Location
- N104W13840 Donges Bay Rd Germantown, Wisconsin Washington County, Wisconsin United States

District information
- Type: Public
- Motto: Empower and Inspire Every Student to Success
- Grades: Pre-K–12th
- Superintendent: Martin Castro and Jake Misiak
- Schools: 6
- NCES District ID: 5505160

Students and staff
- Students: 3,835 (2024–25)
- Teachers: 247.83 (on an FTE basis)
- Staff: 475.47
- Student–teacher ratio: 15.47

Other information
- Website: www.germantown.k12.wi.us

= Germantown School District =

Public school district in Wisconsin, United States

The Germantown School District is a school district that serves the Village of Germantown, Wisconsin, the Town of Germantown, and the towns of Jackson, Polk, Richfield, Hubertus, the unincorporated community of Colgate. The district served 3,835 students as of the 2024–25 school year.

Each school in the district has a building leadership team and a Parent-Teacher Association to promote learning.
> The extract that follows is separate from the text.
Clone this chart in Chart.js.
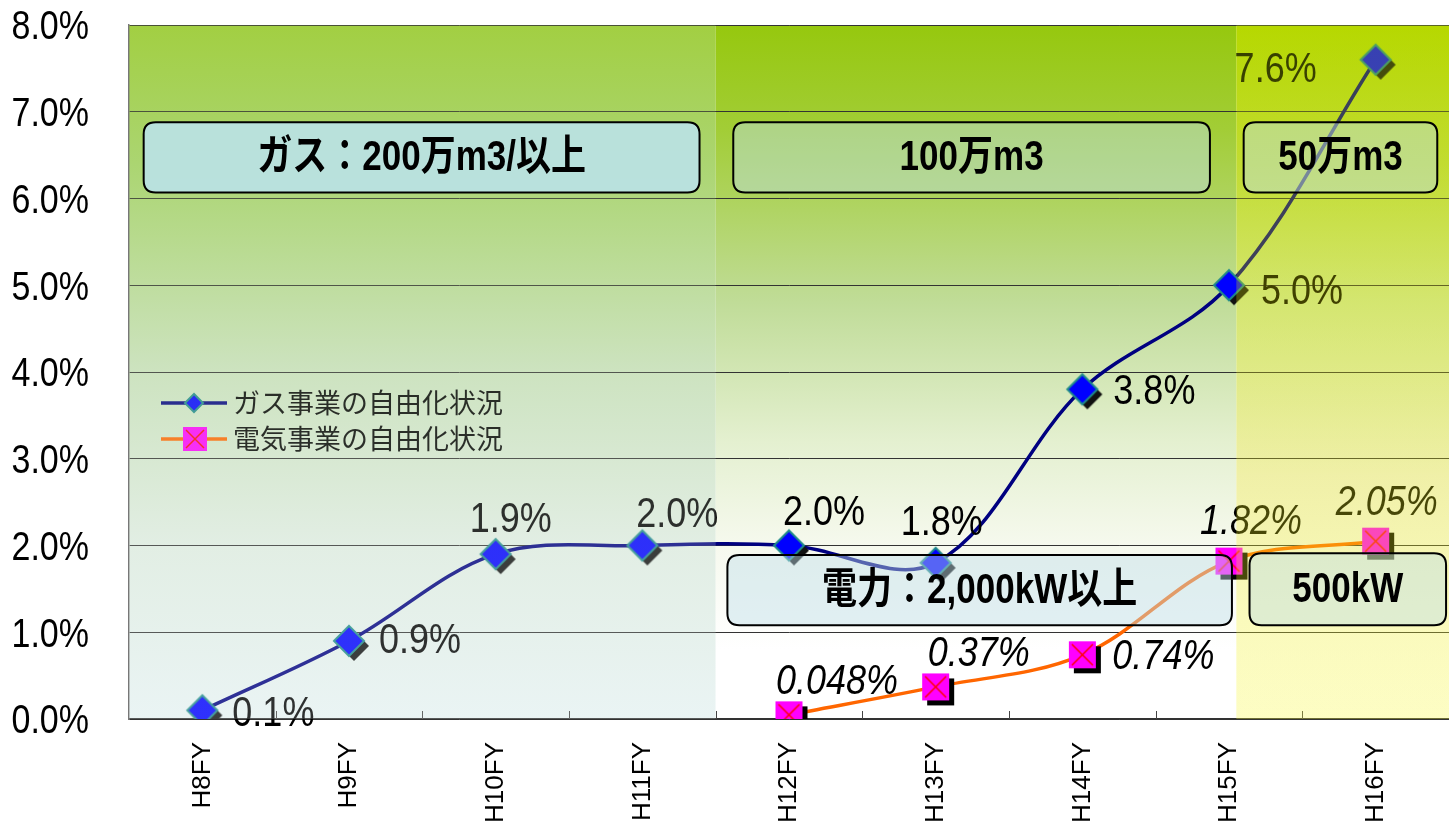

Students are encouraged to participate in extra-curricular activities, including music, sports, and academic programs. The district motto is "Empower and Inspire Every Student to Success".

==Schools==
source:

===Elementary schools===
- Amy Belle Elementary School
- County Line Elementary School
- MacArthur Elementary School
- Rockfield Elementary School

===Middle school===
- Kennedy Middle School

===High school===
- Germantown High School
Home to the Warhawks, Germantown high school sports blue and gold as their school colors.

==Elementary school referendum==
Because of the overcrowding in the elementary schools, a referendum for building a new elementary school was on the April 1, 2008 ballot and was voted down. The option was again given to residents on November 4, but was voted down, with 58% of voters saying no because of tax hike fears.